Love Me Forever (Columbia) makes it seem probable that the history of grand-opera cinema will not only parallel that of musicomedy in the movies by sticking to one general story but will even copy the same story over & over. As in Grace Moore's preceding picture, One Night of Love, the heroine of Love Me Forever is a struggling opera singer. In this one Miss Moore meets an underworld cabaret owner (Leo Carrillo) who falls in love with her, contrives to get her a job with the Metropolitan Opera, suffers severe pangs until she gives up the notion of marrying a Boston socialite.

The excuse, if one exists, for backstage stories lies in the fact that the cinema regards itself as a realistic medium. Consequently, producers feel obliged when introducing music to make it, not an integral item in their story, but part of a story within a story which can then be relegated to the less realistic medium of the theatre. In operatic cinema, this complex convention applies even more strongly, since it confers the additional advantage of making it unnecessary to compose a lot of new music. Love Me Forever is therefore both an original story and a sort of sugar-coated version, once removed, of La Boheme, in which Miss Moore, as Mimi, finally makes her gala debut.
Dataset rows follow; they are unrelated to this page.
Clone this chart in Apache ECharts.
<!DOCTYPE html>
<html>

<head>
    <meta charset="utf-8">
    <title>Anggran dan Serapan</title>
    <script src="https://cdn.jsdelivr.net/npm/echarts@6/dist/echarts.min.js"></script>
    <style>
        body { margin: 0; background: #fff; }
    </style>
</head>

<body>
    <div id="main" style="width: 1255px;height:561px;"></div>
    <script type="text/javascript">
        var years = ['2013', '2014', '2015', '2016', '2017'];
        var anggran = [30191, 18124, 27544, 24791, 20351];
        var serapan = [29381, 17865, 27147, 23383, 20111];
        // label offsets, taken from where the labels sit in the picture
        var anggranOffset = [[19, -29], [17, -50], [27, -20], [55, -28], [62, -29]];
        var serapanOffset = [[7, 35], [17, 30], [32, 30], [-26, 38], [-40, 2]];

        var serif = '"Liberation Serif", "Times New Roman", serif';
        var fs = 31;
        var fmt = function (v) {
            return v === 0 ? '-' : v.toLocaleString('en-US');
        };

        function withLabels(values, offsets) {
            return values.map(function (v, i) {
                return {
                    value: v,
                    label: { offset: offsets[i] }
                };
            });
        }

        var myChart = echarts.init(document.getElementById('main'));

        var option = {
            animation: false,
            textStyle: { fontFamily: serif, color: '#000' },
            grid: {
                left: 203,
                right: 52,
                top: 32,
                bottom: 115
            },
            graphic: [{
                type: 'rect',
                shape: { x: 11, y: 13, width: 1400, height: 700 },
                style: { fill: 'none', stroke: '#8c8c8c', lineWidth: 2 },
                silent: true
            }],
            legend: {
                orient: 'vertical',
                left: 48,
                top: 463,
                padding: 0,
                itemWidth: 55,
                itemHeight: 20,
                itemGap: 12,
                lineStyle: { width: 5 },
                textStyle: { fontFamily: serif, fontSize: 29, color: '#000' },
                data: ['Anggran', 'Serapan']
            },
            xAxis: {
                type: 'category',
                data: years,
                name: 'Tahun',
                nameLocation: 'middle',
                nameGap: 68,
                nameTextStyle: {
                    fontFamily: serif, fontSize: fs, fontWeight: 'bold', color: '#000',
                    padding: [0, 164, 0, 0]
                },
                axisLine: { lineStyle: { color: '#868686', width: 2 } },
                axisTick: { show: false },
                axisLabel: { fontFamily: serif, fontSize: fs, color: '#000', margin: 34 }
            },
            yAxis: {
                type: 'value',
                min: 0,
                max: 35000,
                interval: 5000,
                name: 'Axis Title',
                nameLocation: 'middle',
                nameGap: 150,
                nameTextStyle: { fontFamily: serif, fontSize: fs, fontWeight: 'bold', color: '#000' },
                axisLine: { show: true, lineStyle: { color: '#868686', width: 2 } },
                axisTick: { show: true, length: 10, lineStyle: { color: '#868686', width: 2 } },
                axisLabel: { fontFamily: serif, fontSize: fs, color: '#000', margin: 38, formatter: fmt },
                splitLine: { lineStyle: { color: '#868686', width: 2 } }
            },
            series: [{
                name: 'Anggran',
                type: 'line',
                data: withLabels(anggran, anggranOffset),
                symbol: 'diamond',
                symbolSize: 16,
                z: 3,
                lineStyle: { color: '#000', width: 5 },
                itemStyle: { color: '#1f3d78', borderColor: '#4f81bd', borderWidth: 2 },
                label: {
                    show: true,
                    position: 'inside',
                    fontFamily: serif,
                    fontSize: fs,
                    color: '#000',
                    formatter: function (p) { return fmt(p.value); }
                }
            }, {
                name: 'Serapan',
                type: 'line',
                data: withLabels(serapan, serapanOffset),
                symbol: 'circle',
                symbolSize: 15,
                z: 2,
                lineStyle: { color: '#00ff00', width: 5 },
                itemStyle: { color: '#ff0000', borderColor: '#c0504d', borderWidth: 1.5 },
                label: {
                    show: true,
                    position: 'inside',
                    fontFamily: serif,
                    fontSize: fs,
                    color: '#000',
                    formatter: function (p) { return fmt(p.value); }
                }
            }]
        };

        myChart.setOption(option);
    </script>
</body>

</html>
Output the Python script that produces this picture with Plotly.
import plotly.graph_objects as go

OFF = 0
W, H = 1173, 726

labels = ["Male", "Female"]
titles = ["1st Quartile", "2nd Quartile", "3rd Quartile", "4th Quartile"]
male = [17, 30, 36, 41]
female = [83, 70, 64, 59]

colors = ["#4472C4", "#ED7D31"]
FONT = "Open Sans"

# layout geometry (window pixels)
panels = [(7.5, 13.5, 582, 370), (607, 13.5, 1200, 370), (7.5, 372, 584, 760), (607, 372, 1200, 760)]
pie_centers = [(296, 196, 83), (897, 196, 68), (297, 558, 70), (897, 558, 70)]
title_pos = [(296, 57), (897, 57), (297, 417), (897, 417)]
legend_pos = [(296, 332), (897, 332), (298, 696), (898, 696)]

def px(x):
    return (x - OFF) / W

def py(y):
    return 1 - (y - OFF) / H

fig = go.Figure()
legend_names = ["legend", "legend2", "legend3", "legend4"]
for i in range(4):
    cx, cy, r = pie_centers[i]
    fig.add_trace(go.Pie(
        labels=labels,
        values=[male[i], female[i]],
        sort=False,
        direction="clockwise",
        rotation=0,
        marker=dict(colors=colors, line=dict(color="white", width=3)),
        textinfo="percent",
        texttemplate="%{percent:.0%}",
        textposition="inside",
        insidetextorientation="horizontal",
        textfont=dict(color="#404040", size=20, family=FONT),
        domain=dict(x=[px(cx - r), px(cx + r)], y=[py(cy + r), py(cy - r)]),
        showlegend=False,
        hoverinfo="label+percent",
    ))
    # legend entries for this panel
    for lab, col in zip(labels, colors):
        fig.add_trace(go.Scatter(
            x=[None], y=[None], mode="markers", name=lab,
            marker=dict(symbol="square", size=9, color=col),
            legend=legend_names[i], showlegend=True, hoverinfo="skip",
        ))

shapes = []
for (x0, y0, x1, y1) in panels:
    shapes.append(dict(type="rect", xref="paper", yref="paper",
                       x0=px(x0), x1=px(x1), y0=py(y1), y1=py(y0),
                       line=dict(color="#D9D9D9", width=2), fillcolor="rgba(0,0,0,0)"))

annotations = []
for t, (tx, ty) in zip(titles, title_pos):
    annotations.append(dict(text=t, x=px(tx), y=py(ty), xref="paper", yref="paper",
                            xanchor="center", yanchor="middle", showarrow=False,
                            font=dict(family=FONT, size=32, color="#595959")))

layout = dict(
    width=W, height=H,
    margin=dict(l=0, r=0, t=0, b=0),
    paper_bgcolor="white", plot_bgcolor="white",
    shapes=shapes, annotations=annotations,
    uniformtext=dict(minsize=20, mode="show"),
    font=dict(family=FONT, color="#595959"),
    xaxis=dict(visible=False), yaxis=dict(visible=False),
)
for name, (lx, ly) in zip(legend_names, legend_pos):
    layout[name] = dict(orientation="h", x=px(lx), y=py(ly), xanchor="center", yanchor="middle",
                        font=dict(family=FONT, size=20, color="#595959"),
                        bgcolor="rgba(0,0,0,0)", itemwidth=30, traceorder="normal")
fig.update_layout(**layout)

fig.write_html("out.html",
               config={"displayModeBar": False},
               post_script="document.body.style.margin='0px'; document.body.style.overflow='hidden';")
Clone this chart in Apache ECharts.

Under these circumstances, admirers of cinematic grand opera should be pleased to learn that Miss Moore again proves more thoroughly equal to the task of impersonating a sensationally successful grand-opera star than she was to that of being one when she sang at London's Covent Garden before Queen Mary last month (TIME. June 24). Her voice which, in Columbia's recording of it, sounds better than any other in the cinema, is as good as usual. Her talent for light comedy makes the laborious convolutions of Victor Schertzinger's story seem almost enjoyable. Leo Carrillo croaks so amiably that he may hereafter head Hollywood's oversized roster of dialect leading men. Best sounds: the Love Duet, from Act I of La Boheme, in which Michael Bartlett outsings Miss Moore.